**Excerpt from a dataset**
-- Start --
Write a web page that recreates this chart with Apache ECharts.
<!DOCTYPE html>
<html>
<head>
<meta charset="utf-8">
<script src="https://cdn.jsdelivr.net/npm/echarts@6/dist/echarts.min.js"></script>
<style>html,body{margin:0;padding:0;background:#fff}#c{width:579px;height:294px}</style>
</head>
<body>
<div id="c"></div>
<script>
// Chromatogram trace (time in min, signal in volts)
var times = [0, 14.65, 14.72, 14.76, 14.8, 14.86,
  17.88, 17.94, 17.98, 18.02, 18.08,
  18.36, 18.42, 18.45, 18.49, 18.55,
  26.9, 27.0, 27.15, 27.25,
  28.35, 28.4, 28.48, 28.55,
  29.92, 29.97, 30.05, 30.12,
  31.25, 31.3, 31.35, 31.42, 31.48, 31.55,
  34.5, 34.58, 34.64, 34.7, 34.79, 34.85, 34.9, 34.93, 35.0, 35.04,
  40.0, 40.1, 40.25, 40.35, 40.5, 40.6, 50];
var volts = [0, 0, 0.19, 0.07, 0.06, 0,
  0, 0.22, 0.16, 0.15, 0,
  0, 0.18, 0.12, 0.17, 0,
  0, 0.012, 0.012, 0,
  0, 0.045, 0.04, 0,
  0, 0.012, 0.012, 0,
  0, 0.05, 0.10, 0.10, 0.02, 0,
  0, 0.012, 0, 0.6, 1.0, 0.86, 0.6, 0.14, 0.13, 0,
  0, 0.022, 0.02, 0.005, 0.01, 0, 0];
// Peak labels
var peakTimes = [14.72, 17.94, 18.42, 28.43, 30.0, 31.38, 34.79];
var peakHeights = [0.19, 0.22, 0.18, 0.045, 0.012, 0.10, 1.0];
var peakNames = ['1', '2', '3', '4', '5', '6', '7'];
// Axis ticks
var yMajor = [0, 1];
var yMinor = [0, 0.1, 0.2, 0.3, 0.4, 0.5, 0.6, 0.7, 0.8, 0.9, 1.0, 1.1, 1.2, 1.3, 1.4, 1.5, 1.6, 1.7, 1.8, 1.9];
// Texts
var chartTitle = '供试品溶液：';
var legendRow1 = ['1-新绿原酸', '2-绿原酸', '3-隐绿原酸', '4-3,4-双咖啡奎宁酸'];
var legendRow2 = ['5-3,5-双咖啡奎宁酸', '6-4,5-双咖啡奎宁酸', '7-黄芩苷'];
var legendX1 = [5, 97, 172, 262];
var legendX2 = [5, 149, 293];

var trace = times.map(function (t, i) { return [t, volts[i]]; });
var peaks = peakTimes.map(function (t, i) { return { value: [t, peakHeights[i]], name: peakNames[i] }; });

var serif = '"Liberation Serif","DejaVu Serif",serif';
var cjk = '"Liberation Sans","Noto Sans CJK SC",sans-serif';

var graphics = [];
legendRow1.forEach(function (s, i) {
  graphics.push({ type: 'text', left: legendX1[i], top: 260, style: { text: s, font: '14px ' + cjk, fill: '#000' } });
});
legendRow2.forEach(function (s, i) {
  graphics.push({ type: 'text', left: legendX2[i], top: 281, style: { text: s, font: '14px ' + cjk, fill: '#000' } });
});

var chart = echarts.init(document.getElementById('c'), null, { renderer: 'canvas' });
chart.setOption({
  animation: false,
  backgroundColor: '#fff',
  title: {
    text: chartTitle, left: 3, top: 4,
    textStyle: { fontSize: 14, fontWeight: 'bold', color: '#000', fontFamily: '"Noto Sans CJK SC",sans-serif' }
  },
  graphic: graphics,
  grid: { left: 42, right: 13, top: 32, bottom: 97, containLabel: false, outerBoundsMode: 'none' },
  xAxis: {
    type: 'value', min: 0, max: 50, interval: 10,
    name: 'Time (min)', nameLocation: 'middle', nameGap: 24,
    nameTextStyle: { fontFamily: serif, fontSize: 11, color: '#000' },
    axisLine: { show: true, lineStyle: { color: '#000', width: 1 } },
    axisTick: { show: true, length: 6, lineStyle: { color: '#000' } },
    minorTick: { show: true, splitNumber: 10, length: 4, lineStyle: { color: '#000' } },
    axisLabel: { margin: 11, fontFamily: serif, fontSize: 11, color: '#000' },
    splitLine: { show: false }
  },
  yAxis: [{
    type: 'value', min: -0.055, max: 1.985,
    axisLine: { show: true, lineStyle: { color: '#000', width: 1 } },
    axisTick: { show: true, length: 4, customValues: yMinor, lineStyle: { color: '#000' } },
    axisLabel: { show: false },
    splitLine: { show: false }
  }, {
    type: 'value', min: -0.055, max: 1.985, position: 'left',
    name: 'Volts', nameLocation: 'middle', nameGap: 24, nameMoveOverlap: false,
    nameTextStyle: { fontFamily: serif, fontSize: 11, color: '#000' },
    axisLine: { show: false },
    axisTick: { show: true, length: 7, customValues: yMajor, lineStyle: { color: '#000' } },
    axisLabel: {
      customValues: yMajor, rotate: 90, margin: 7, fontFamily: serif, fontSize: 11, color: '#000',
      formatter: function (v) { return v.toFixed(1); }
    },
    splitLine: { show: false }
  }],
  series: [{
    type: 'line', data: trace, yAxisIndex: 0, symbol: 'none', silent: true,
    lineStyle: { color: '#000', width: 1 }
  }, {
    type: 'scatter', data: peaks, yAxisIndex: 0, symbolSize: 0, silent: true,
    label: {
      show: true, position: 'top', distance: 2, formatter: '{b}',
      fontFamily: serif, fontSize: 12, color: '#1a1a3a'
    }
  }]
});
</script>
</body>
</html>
-- End --
-- Start --
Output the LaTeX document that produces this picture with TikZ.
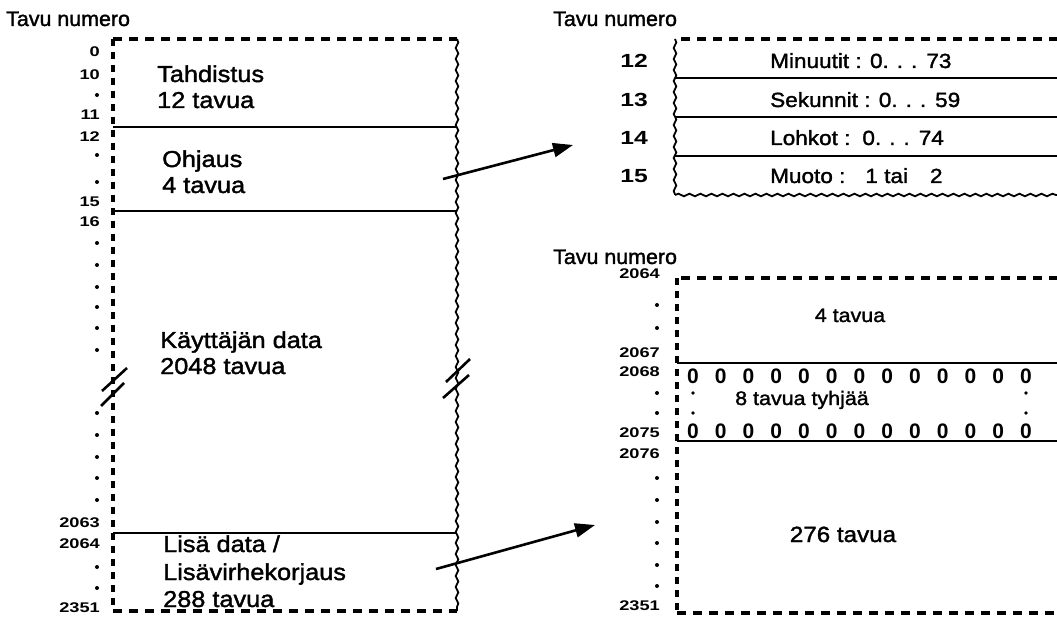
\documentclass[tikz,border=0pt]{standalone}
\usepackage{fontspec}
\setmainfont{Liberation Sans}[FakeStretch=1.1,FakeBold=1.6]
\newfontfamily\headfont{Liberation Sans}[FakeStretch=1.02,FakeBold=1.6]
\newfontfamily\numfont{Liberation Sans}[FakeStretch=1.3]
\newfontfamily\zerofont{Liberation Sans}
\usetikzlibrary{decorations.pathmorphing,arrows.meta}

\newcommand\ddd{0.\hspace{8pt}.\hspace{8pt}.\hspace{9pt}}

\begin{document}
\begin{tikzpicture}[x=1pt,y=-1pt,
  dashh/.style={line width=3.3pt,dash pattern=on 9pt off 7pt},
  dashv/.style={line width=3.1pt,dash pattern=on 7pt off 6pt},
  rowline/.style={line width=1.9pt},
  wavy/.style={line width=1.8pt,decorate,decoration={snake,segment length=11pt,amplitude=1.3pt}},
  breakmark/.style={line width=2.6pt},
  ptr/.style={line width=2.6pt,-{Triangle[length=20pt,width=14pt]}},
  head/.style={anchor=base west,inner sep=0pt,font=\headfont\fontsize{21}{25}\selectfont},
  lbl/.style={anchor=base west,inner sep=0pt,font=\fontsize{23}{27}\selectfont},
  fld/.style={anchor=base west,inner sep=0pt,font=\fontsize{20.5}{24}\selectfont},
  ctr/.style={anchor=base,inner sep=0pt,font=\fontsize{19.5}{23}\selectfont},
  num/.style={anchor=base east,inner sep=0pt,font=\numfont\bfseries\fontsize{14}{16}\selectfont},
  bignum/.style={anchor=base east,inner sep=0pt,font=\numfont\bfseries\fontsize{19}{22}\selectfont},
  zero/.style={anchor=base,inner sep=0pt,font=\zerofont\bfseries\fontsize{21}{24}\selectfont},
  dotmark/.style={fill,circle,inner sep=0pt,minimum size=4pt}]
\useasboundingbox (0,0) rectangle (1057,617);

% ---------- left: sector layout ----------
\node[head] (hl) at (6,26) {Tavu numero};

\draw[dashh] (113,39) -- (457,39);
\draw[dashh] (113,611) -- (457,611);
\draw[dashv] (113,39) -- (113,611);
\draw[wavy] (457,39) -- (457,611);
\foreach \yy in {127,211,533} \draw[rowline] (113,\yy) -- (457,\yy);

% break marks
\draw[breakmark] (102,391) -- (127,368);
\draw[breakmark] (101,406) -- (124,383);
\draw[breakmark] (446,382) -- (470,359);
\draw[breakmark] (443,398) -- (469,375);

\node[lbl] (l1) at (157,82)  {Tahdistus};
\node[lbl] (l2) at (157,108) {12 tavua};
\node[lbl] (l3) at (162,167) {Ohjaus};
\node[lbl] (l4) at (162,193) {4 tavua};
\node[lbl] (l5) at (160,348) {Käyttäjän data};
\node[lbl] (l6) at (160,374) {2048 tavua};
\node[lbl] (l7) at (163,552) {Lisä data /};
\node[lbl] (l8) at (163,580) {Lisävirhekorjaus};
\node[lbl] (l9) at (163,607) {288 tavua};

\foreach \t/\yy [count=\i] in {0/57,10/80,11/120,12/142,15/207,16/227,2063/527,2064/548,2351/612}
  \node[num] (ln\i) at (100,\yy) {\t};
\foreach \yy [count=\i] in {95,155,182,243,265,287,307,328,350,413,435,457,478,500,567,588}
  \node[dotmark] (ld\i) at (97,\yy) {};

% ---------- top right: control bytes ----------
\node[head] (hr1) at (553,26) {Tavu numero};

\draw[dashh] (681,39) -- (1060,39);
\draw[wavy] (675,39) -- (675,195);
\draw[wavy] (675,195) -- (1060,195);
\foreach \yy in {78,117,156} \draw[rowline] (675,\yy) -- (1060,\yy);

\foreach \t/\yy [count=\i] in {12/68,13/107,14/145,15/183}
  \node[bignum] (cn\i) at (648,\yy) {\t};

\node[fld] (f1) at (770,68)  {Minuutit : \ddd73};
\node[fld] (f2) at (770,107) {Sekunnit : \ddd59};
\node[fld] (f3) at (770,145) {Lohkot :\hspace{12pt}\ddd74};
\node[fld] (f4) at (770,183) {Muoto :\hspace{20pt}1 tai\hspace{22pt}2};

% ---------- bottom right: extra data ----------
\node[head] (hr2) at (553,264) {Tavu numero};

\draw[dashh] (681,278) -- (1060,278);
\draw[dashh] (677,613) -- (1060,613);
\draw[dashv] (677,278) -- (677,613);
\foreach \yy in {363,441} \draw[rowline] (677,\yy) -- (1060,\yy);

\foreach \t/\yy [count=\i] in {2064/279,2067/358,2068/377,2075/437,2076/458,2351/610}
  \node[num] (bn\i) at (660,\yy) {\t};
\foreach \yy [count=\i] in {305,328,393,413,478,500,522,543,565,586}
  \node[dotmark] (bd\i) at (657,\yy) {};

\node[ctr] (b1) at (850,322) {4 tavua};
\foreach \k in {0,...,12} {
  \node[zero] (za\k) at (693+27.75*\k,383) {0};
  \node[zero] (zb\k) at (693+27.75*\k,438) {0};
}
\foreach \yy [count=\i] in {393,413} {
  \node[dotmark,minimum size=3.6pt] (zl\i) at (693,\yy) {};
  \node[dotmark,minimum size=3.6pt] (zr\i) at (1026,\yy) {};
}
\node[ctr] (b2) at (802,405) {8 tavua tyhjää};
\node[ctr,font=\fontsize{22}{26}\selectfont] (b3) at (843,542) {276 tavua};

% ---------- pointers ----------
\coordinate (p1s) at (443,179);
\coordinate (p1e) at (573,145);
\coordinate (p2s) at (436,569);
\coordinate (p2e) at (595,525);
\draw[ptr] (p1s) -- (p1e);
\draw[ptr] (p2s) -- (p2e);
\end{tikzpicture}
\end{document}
-- End --
**Work to be completed**
Work out how many lines of the listing above include "this". Answer with the number and nothing more.

**Answer for the task**
2